→ RECORDS FOR PROCESSING:
********
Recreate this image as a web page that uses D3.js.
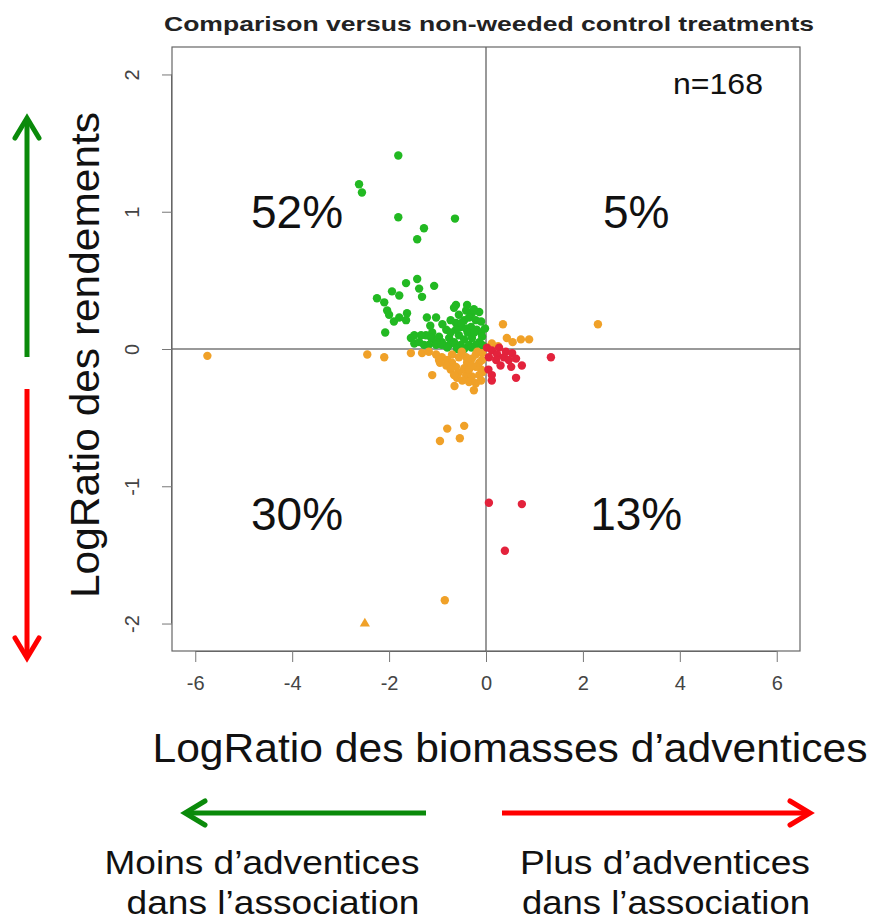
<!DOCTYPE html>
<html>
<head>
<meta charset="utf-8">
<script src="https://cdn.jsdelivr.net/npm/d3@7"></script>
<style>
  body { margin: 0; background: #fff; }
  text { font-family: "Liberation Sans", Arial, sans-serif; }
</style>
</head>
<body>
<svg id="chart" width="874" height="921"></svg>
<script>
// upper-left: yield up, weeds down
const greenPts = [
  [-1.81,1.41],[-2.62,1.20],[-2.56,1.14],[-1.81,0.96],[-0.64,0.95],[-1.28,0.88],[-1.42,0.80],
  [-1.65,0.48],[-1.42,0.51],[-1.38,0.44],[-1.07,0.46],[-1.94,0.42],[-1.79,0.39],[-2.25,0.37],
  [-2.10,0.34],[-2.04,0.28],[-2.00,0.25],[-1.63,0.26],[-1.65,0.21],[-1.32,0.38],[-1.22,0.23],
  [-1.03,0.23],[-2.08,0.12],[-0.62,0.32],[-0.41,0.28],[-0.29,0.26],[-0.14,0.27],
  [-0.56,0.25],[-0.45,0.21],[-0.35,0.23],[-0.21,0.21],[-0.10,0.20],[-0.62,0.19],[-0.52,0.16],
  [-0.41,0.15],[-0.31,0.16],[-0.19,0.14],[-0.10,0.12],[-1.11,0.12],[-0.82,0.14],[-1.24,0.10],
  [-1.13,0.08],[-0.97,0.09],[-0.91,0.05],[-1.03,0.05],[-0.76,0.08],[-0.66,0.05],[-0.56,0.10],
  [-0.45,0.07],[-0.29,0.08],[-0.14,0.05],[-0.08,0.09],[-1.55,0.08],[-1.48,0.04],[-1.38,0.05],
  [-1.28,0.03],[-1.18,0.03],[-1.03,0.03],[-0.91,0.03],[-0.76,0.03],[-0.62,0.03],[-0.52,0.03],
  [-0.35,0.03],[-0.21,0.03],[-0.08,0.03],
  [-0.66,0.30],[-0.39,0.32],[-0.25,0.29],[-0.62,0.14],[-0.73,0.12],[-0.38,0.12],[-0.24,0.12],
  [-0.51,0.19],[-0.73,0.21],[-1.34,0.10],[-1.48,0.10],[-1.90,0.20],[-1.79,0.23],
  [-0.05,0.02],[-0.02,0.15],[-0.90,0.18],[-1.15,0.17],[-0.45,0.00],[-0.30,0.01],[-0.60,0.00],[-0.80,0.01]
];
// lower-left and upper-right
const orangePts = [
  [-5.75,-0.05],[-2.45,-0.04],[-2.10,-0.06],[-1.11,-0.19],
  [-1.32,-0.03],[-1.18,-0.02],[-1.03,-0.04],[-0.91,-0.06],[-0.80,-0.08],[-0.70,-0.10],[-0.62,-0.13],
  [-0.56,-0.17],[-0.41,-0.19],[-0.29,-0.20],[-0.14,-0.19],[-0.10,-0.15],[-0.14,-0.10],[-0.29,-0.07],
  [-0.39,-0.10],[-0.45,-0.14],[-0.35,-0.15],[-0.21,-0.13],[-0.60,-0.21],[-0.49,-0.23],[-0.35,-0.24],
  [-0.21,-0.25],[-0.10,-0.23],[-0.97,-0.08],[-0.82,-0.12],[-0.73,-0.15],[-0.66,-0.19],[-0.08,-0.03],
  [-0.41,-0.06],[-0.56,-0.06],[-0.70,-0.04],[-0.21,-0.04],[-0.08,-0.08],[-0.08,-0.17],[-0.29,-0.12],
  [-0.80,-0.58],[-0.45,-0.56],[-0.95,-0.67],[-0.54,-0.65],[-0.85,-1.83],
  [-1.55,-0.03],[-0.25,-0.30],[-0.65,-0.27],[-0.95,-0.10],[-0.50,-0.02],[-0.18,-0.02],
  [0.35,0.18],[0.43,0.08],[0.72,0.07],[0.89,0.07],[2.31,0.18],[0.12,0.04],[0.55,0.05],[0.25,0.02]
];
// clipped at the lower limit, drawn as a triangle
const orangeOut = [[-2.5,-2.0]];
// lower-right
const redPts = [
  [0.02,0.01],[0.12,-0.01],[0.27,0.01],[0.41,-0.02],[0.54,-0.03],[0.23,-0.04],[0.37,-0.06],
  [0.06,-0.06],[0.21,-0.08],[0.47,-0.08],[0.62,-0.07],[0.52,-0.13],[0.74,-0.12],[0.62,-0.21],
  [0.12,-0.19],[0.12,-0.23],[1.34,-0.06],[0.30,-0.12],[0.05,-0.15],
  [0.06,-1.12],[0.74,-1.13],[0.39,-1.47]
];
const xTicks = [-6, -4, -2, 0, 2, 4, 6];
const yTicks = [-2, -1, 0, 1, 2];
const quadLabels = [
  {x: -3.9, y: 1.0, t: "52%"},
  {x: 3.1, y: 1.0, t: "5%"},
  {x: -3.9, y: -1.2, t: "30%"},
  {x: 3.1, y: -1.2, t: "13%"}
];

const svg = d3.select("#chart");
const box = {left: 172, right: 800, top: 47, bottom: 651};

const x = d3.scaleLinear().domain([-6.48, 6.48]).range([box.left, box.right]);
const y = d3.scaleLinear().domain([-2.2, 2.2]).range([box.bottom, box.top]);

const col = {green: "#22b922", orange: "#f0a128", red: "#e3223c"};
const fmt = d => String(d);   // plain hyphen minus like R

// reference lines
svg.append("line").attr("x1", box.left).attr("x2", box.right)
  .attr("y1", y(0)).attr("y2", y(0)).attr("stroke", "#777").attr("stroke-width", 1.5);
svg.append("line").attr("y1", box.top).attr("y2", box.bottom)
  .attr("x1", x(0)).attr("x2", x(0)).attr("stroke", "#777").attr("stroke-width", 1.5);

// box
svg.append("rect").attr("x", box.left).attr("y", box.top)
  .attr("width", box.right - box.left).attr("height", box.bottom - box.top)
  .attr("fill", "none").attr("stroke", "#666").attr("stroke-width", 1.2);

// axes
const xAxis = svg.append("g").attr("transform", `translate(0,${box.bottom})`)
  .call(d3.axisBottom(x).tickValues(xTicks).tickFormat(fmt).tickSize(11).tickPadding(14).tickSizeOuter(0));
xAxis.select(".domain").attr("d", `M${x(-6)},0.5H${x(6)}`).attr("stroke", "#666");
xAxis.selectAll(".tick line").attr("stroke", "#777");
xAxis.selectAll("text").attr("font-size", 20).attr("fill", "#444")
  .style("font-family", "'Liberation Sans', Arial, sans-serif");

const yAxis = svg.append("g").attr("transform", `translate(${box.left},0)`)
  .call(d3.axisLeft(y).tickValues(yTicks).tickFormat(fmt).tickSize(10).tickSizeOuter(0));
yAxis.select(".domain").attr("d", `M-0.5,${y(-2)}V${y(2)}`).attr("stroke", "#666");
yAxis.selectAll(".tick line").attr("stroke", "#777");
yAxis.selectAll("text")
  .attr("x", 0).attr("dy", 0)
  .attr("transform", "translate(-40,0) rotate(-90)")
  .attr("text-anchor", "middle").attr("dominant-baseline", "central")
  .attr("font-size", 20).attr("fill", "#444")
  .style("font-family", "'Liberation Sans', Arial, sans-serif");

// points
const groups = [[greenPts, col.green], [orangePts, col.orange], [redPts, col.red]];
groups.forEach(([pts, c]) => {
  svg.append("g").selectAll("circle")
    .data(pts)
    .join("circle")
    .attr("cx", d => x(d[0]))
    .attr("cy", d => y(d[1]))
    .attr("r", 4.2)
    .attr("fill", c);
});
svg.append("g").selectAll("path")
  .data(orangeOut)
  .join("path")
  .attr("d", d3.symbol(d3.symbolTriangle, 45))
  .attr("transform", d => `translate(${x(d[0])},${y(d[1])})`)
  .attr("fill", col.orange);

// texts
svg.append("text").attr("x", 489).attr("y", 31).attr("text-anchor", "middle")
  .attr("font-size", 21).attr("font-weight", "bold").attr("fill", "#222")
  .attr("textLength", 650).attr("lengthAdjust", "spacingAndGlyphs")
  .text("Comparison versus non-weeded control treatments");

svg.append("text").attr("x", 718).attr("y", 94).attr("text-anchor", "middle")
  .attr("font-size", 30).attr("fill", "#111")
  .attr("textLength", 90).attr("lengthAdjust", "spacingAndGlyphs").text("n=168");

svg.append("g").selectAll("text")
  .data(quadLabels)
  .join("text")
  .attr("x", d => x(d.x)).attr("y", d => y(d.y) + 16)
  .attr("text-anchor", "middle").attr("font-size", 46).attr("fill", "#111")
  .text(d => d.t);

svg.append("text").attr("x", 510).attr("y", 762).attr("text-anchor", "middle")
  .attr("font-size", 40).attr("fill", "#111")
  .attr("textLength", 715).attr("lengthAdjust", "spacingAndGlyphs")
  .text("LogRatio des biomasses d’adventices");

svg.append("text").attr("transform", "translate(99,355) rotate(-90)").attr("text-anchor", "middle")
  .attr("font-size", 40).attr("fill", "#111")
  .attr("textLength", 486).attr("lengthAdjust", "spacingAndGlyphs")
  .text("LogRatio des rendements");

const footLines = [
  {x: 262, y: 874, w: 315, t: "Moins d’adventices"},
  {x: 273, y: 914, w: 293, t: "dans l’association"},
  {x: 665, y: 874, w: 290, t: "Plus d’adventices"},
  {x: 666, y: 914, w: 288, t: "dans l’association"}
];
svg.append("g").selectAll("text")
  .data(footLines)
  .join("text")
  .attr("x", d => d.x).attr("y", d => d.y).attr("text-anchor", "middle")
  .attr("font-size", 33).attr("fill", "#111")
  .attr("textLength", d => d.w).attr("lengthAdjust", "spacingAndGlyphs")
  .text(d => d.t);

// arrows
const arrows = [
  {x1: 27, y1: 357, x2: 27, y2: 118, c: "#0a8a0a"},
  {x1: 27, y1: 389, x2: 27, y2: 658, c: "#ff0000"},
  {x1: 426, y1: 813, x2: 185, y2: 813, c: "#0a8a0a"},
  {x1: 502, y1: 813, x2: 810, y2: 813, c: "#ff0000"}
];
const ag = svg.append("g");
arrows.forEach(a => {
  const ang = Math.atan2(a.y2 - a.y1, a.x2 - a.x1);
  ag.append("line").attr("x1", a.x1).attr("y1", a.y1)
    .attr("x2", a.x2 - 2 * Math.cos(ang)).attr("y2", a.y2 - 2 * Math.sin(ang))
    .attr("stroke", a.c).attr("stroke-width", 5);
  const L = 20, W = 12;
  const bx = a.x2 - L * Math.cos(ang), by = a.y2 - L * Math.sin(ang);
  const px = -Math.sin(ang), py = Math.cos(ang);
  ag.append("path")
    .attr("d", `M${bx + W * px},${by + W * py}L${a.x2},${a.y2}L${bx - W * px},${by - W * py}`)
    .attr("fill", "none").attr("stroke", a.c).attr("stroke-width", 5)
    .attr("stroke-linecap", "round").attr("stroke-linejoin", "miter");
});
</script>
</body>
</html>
********
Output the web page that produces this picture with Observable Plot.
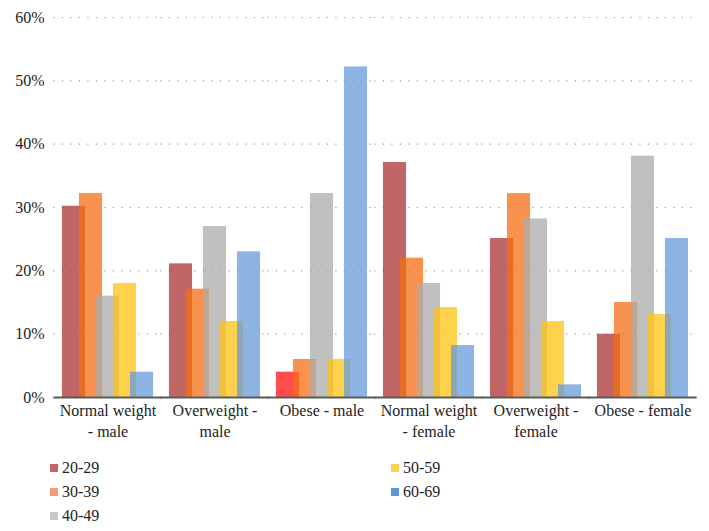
********
→ INSTRUCTIONS TO FOLLOW: Look over the listing. Pull out every line with the string "that" in it.

→ COMPLETE RESPONSE:
Recreate this image as a web page that uses D3.js.
Output the web page that produces this picture with Observable Plot.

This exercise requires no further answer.